FARMERS are being systematically targeted by savvy thieves.

Criminals are deliberately seeking out expensive farm machinery and livestock and stealing to order, according to one local farmer.

Figures just released by the country’s leading rural insurance company show that there has been a 12% rise in ‘agri-crime’ compared with the previous year.

NFU Mutual estimates that this is costing the North East region, which includes Yorkshire, some £9.2 million a year.

Rising machinery costs, harsh economic times and the difficulty in policing sparsely populated rural areas are all reasons which have been put forward for the surge in rural crime.

Top of the list for thieves in our area are farm machinery and tools, followed by tractors and quad bikes.

Many of the thefts take place under cover of darkness, with the criminals waiting for stormy nights before they strike. Some of the machinery stolen requires expert knowledge or specialist equipment to remove it.

One man who is counting the cost of being the victim of thieves is David Holdsworth, of Half Roods Farm, Meltham. His 150-acre traditional family farm supports dairy, beef and sheep.

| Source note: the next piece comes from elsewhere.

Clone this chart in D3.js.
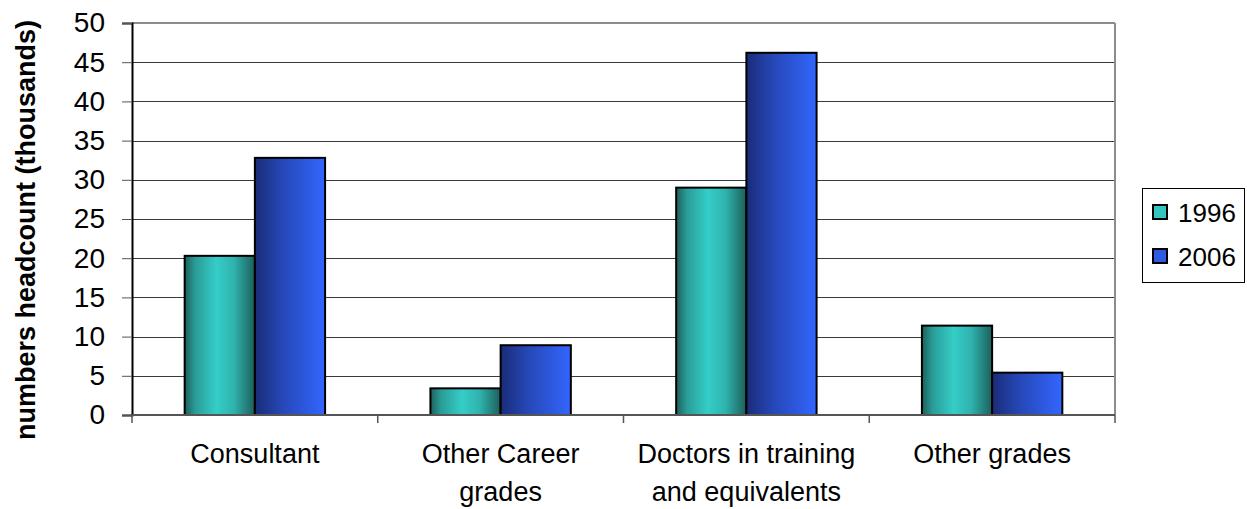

Mr Holdsworth, 44, was asleep in the farmhouse when thieves stole his John Deere tractor with a mower conditioner (grass cutting) machine attached last month.

The stolen equipment was worth £40,000.

The fact that the tractor was locked up and parked very close to the farmhouse did not deter the brazen thieves, who damaged gate posts while making their getaway.

The crime took place on a moonless windy and rainy night. Mr Holdsworth believes that the criminals had been watching him and waited for the right conditions to make their move.

He said: “I am sure somebody has been watching and targeting me. I think they came over the top of the hill from Lancashire.

“The mower conditioner is not used for cutting your lawn, you’d use it to cut a 10-acre field. There are some people in the farming industry who are not honest, and professional thieves are being set on to steal.

“I wake up in the middle of the night wondering if they are trying to steal anything else and stick my head out of the window to have a look. They know what we have got now.”

The tractor was recovered 24 hours later at the side of an Oldham road in an unusable condition with thousands of pounds of damage and the mower had disappeared.

Mr Holdsworth is still waiting for repairs to be carried out to his unusable tractor as a very busy time of year and cannot afford to buy a new mower.

He added: “I have managed to locate a good second-hand mower, but I have to put a few thousand pounds of my own money towards it. I have also spent a lot of time chasing paperwork and on the phone.”

In April the Examiner highlighted the case of farm contractor Andrew Nicholson who suffered three thefts in 16 months, losing equipment worth almost £100,000. The latest of these was a trailer and grass roller stolen while he was working at Woolrow Farm, Emley.

Honley-based NFU group secretary Robert Nobles said that the insurance company was offering incentives to farmers who fitted tracker devices to tractors.

He added: “The thieves are quite brazen. The NFU is encouraging farmers and the rural community to be vigilant.

“If you see strange activity, make a quick phone call to the farmer to check it out, anyone can pick up a phone”.